Qué nos acerca y qué nos aleja de nuestros hijos

Qué nos acerca y qué nos aleja de nuestros hijos - Créditos: OHLALÁ!

Dialogar con la diferencia

Dialogar es mucho más que hablar. Es no exasperarnos ni brotarnos frente a lo diferente. Es cierto que, como sociedad, estamos perdiendo el ejercicio del diálogo. Probablemente porque suele ser molesto, incómodo..., porque nos obliga a ordenar nuestras ideas y muchas veces a repensarlas. Pero, por amor, podemos hacer esta tarea. 

¿Y qué es dialogar? Es apostar al largo plazo: es tener confianza; es comprender que, biológicamente, ser mamá es cuidar a la cría y salvarla de la muerte; es conversar con ese chip que traemos; es aceptar que la diferencia y la lejanía no son malas, sino que, por el contrario, en la medida en que ellos se permiten ser diferentes, hay más posibilidades de que sean seres pensantes con criterio propio; es comprender que nuestros hijos, a su manera, nos muestran cosas para que nosotras nos ocupemos, nos las ponen de frente para obligarnos a verlas, para que las tramitemos, para que aprendamos nosotras y luego les enseñemos a ellos. 

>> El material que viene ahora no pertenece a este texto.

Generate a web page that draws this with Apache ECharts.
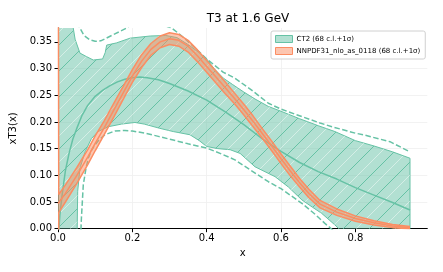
<!DOCTYPE html>
<html><head><meta charset="utf-8">
<script src="https://cdn.jsdelivr.net/npm/echarts@6/dist/echarts.min.js"></script>
<style>html,body{margin:0;padding:0;background:#fff}#c{width:443px;height:272px}</style>
</head><body><div id="c"></div>
<script>
// ---- tick labels ----
const xTicks = [0, 0.2, 0.4, 0.6, 0.8];
const xTickLabels = ['0.0', '0.2', '0.4', '0.6', '0.8'];
const yTicks = [0, 0.05, 0.1, 0.15, 0.2, 0.25, 0.3, 0.35];
const yTickLabels = ['0.00', '0.05', '0.10', '0.15', '0.20', '0.25', '0.30', '0.35'];

// ---- CT2 central ----
const ctCenX = [0.002, 0.005, 0.01, 0.015, 0.02, 0.03, 0.04, 0.05, 0.065, 0.08, 0.1, 0.12, 0.14, 0.16, 0.18, 0.2, 0.22, 0.24, 0.27, 0.3, 0.35, 0.4, 0.45, 0.5, 0.55, 0.6, 0.65, 0.7, 0.75, 0.8, 0.85, 0.9, 0.947];
const ctCenY = [-0.005, 0.025, 0.057, 0.084, 0.109, 0.142, 0.168, 0.187, 0.213, 0.231, 0.248, 0.259, 0.268, 0.275, 0.28, 0.283, 0.284, 0.283, 0.279, 0.272, 0.258, 0.241, 0.219, 0.195, 0.168, 0.145, 0.124, 0.107, 0.093, 0.077, 0.063, 0.049, 0.035];
// ---- CT2 68 c.l. band ----
const ctUpX = [0, 0.02, 0.035, 0.041, 0.046, 0.059, 0.075, 0.095, 0.12, 0.127, 0.131, 0.157, 0.194, 0.248, 0.29, 0.32, 0.35, 0.38, 0.4, 0.42, 0.445, 0.47, 0.5, 0.53, 0.566, 0.6, 0.65, 0.7, 0.745, 0.8, 0.85, 0.9, 0.947];
const ctUpY = [1.2, 0.7, 0.45, 0.376, 0.355, 0.329, 0.323, 0.316, 0.318, 0.33, 0.344, 0.348, 0.357, 0.361, 0.362, 0.358, 0.345, 0.33, 0.318, 0.3, 0.282, 0.27, 0.256, 0.243, 0.229, 0.22, 0.206, 0.193, 0.182, 0.165, 0.155, 0.144, 0.132];
const ctLoX = [0, 0.03, 0.051, 0.053, 0.059, 0.073, 0.09, 0.108, 0.135, 0.171, 0.207, 0.232, 0.274, 0.31, 0.355, 0.38, 0.4, 0.43, 0.463, 0.49, 0.53, 0.584, 0.62, 0.656, 0.685, 0.709, 0.745, 0.8, 0.9, 0.947];
const ctLoY = [-0.5, -0.3, -0.03, 0.07, 0.113, 0.144, 0.169, 0.182, 0.191, 0.196, 0.199, 0.196, 0.188, 0.182, 0.176, 0.165, 0.154, 0.15, 0.148, 0.141, 0.116, 0.0975, 0.078, 0.054, 0.04, 0.029, 0.007, -0.03, -0.08, -0.1];
// ---- CT2 1 sigma (dashed) ----
const ctSigUpX = [0, 0.03, 0.05, 0.059, 0.07, 0.085, 0.1, 0.115, 0.13, 0.153, 0.185, 0.2, 0.25, 0.297, 0.306, 0.34, 0.382, 0.4, 0.445, 0.476, 0.52, 0.566, 0.6, 0.656, 0.705, 0.737, 0.8, 0.821, 0.893, 0.947];
const ctSigUpY = [1.0, 0.5, 0.39, 0.376, 0.362, 0.354, 0.351, 0.352, 0.357, 0.365, 0.376, 0.385, 0.39, 0.378, 0.376, 0.357, 0.33, 0.318, 0.293, 0.282, 0.26, 0.235, 0.224, 0.21, 0.198, 0.191, 0.179, 0.176, 0.163, 0.144];
const ctSigLoX = [0, 0.04, 0.06, 0.063, 0.068, 0.075, 0.0815, 0.09, 0.0995, 0.11, 0.126, 0.153, 0.18, 0.2, 0.234, 0.27, 0.31, 0.35, 0.4, 0.44, 0.476, 0.52, 0.566, 0.6, 0.656, 0.69, 0.718, 0.74, 0.8, 0.947];
const ctSigLoY = [-0.6, -0.3, -0.03, 0.02, 0.082, 0.112, 0.132, 0.147, 0.157, 0.166, 0.176, 0.183, 0.184, 0.183, 0.179, 0.173, 0.166, 0.159, 0.151, 0.14, 0.129, 0.109, 0.088, 0.075, 0.0476, 0.028, 0.01, -0.003, -0.04, -0.12];

// ---- NNPDF31_nlo_as_0118 ----
const nnX   = [0, 0.002, 0.02, 0.05, 0.08, 0.1, 0.125, 0.15, 0.175, 0.2, 0.225, 0.25, 0.275, 0.3, 0.325, 0.35, 0.375, 0.4, 0.425, 0.45, 0.475, 0.5, 0.525, 0.55, 0.575, 0.6, 0.625, 0.65, 0.675, 0.705, 0.75, 0.8, 0.85, 0.9, 0.947];
const nnCen = [0.047, 0.047, 0.066, 0.099, 0.134, 0.16, 0.19, 0.222, 0.254, 0.286, 0.314, 0.336, 0.35, 0.356, 0.353, 0.342, 0.324, 0.304, 0.284, 0.264, 0.244, 0.223, 0.201, 0.178, 0.155, 0.131, 0.108, 0.086, 0.066, 0.046, 0.031, 0.019, 0.011, 0.005, 0.002];
const nnUp  = [0.9, 0.064, 0.082, 0.114, 0.148, 0.174, 0.203, 0.235, 0.266, 0.298, 0.326, 0.347, 0.361, 0.367, 0.364, 0.353, 0.335, 0.315, 0.295, 0.275, 0.254, 0.233, 0.211, 0.187, 0.164, 0.14, 0.117, 0.094, 0.074, 0.053, 0.037, 0.024, 0.015, 0.008, 0.004];
const nnLo  = [-0.5, 0.03, 0.05, 0.084, 0.12, 0.146, 0.177, 0.209, 0.242, 0.274, 0.302, 0.325, 0.339, 0.345, 0.342, 0.331, 0.313, 0.293, 0.273, 0.253, 0.234, 0.213, 0.191, 0.169, 0.146, 0.122, 0.099, 0.078, 0.058, 0.039, 0.025, 0.014, 0.007, 0.002, 0.0];

const ctName = 'CT2 (68 c.l.+1σ)';
const nnName = 'NNPDF31_nlo_as_0118 (68 c.l.+1σ)';
const GREEN = '#66c2a5', ORANGE = '#fc8d62';
const FONT = 'DejaVu Sans';

function hatch(lineColor, altColor, P) {
  const c = document.createElement('canvas');
  c.width = P; c.height = P;
  const g = c.getContext('2d');
  g.lineWidth = 1;
  if (altColor) {
    g.strokeStyle = altColor;
    for (let k = -1; k <= 2; k++) { g.beginPath(); g.moveTo(k * P - P / 2, P); g.lineTo(k * P + P / 2, 0); g.stroke(); }
  }
  g.strokeStyle = lineColor;
  for (let k = -1; k <= 1; k++) { g.beginPath(); g.moveTo(k * P, P); g.lineTo(k * P + P, 0); g.stroke(); }
  return c;
}
const greenHatch = hatch('rgba(102,194,165,1)', 'rgba(255,255,255,0.45)', 26);

function pairs(xs, ys) { return xs.map((x, i) => [x, ys[i]]); }

function band(name, xu, yu, xl, yl, fill, stroke, pattern, z) {
  return {
    type: 'custom', name: name, z: z, silent: true,
    data: [[0, 0]], encode: { x: 0, y: 1 },
    itemStyle: { color: fill },
    renderItem: function (params, api) {
      const pts = [];
      for (let i = 0; i < xu.length; i++) pts.push(api.coord([xu[i], yu[i]]));
      for (let i = xl.length - 1; i >= 0; i--) pts.push(api.coord([xl[i], yl[i]]));
      const cs = params.coordSys;
      const children = [{ type: 'polygon', shape: { points: pts }, style: { fill: fill, stroke: stroke, lineWidth: 1 } }];
      if (pattern) children.push({ type: 'polygon', shape: { points: pts }, style: { fill: { image: pattern, repeat: 'repeat' }, stroke: null } });
      return { type: 'group', clipPath: { type: 'rect', shape: { x: cs.x, y: cs.y, width: cs.width, height: cs.height } }, children: children };
    }
  };
}

function line(name, xs, ys, color, width, type, z) {
  return {
    type: 'line', name: name, data: pairs(xs, ys), showSymbol: false, symbol: 'none', silent: true, z: z,
    lineStyle: { color: color, width: width, type: type }, clip: true, animation: false
  };
}

const chart = echarts.init(document.getElementById('c'), null, { renderer: 'canvas' });
chart.setOption({
  animation: false,
  backgroundColor: '#fff',
  title: {
    text: 'T3 at 1.6 GeV', left: 243, top: 8, textAlign: 'center',
    textStyle: { fontFamily: FONT, fontSize: 12, fontWeight: 'normal', color: '#000' }
  },
  grid: { left: 58, right: 15.7, top: 28, bottom: 43.3, containLabel: false },
  legend: {
    orient: 'vertical', left: 271, top: 31, padding: [4, 5, 4, 4], itemGap: 4,
    itemWidth: 17, itemHeight: 7, borderColor: '#d0d0d0', borderWidth: 1, borderRadius: 2,
    backgroundColor: 'rgba(255,255,255,0.85)',
    textStyle: { fontFamily: FONT, fontSize: 7, color: '#000', padding: [0, 0, 0, -1] },
    data: [
      { name: ctName, icon: 'rect', itemStyle: { color: 'rgba(102,194,165,0.5)', borderColor: GREEN, borderWidth: 1 } },
      { name: nnName, icon: 'rect', itemStyle: { color: 'rgba(252,141,98,0.5)', borderColor: ORANGE, borderWidth: 1 } }
    ]
  },
  xAxis: {
    type: 'value', min: 0, max: 0.9935, interval: 0.2,
    name: 'x', nameLocation: 'middle', nameGap: 17,
    nameTextStyle: { fontFamily: FONT, fontSize: 10, color: '#000' },
    axisLine: { show: true, lineStyle: { color: '#000', width: 1 } },
    axisTick: { show: true, length: 3.5, lineStyle: { color: '#000' }, customValues: xTicks },
    axisLabel: { fontFamily: FONT, fontSize: 10, color: '#000', margin: 5, customValues: xTicks,
      formatter: v => { const i = xTicks.findIndex(t => Math.abs(t - v) < 1e-9); return i >= 0 ? xTickLabels[i] : ''; } },
    splitLine: { show: true, showMaxLine: false, lineStyle: { color: '#efefef', width: 0.8 } }
  },
  yAxis: {
    type: 'value', min: 0, max: 0.376, interval: 0.05,
    name: 'xT3(x)', nameLocation: 'middle', nameGap: 30, nameRotate: 90,
    nameTextStyle: { fontFamily: FONT, fontSize: 10, color: '#000' },
    axisLine: { show: true, lineStyle: { color: '#000', width: 1 } },
    axisTick: { show: true, length: 3.5, lineStyle: { color: '#000' }, customValues: yTicks },
    axisLabel: { fontFamily: FONT, fontSize: 10, color: '#000', margin: 6, customValues: yTicks,
      formatter: v => { const i = yTicks.findIndex(t => Math.abs(t - v) < 1e-9); return i >= 0 ? yTickLabels[i] : ''; } },
    splitLine: { show: true, showMaxLine: false, lineStyle: { color: '#efefef', width: 0.8 } }
  },
  series: [
    band(ctName, ctUpX, ctUpY, ctLoX, ctLoY, 'rgba(102,194,165,0.5)', GREEN, greenHatch, 2),
    line('ct-central', ctCenX, ctCenY, GREEN, 1.5, 'solid', 3),
    line('ct-sig-up', ctSigUpX, ctSigUpY, GREEN, 1.5, [5.5, 2.5], 3),
    line('ct-sig-lo', ctSigLoX, ctSigLoY, GREEN, 1.5, [5.5, 2.5], 3),
    band(nnName, nnX, nnUp, nnX, nnLo, 'rgba(252,141,98,0.5)', null, null, 4),
    line('nn-up', nnX, nnUp, ORANGE, 1.5, 'solid', 5),
    line('nn-lo', nnX, nnLo, ORANGE, 1.5, 'solid', 5),
    line('nn-central', nnX, nnCen, ORANGE, 1.5, 'solid', 5)
  ]
});
</script>
</body></html>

Esto no quiere decir que sea fácil; quienes somos mamás lo sabemos. Seguimos aspirando a cierta idea de perfección algo ilusoria, algo infantil. Esa que dice: “El mundo debería hacerme feliz y responder a mis expectativas”. Seguimos esperando que las diferencias no nos molesten. Pero las diferencias se molestan mutuamente. Aceptarlas, integrarlas, aprender de ellas es una gran oportunidad.